Oh my gosh, I couldn't get my post to go through!!! I hope it didn't come to you multiple times, if it did, I'm sorry :(
I hope we get some of the rain they are calling for in South Central Kansas. We need it! My garden is burnt up, my animals are cranky and so are my kids! A little rain would do us all some good. I just hope we are not a disaster zone (again) after it is done!
Only came through once Jenny. You are only an hour south of me. If you are up for it, come up and help butcher. You can go home with meat. I have one turkey and several year old cows we will be doing as soon as it cools down.
Anonymous, hear hear! I am hoping that the storm chasers were wrong, and we just get some nice steady rain. I'm in south central Kansas as well.
Oh no, hope the storm chasers are wrong! We've had some rain, falling in small bits softening the soil. The garden has stated to spring back but as you say it's not going to be enough. This willbe the first year in a long time I'll have to purchase the majority of our vegies. Off to purchase flour and sugar in bulk this week. Good luck with the rains
Well you can't bee too far from me if you're only an hour from the Winfield area. It has been awful here. So I'm wondering what are some good fall crops? We only have about 2 acres so I'm looking for things I can can or dry for winter. I am VERY new to the homesteading life and could use all the help I can get! We have chickens and goats. We already raised aided a few pigs and they are in the freezer. We plan to raise a few more in a couple of months ( big family, love our bacon!) We are also planning on raising a calf. I just need some direction on a fall garden if anyone has some suggestions for our area. Thanks!

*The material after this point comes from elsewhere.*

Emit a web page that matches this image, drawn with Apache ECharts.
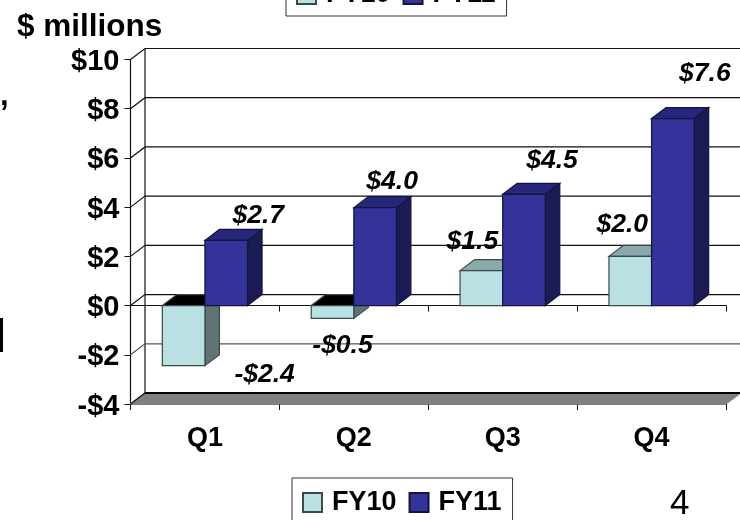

I am NW of Wichita. I do have 4 Dexters (long legged Kerry) for sale, and two pregnant milkers. email me if you are interested. As for garden, wait until these rain come. Anything in the cabbage family. Broccili, Brussels sprouts, ect. Lettuce, kale, Dante carrots do well. Anything that has a grow season of 60 days or less need to be planted before next weekend. Pay attention to frost, or freezing fog reports, and cover everything in straw. Cabbage family actually does better with a bit o' frost.
Straw is going for around $5 a square bale. Pick some of those up. Using old tires, I would go ahead and winter potatoes, carrots and onions. You will need about a foot of straw to cover the onions and carrots, get them covered before our first hard freeze. I don't expect one until after Halloween this year. Fingers crossed though, since we seem to have ice storms that day. For you potatoes, just heap the straw into a large mound, and stuff potato seeds in it. You can reach in durning the winter months and pull out what you need.
We will be butchering in Novemeber if you are interested in learning how.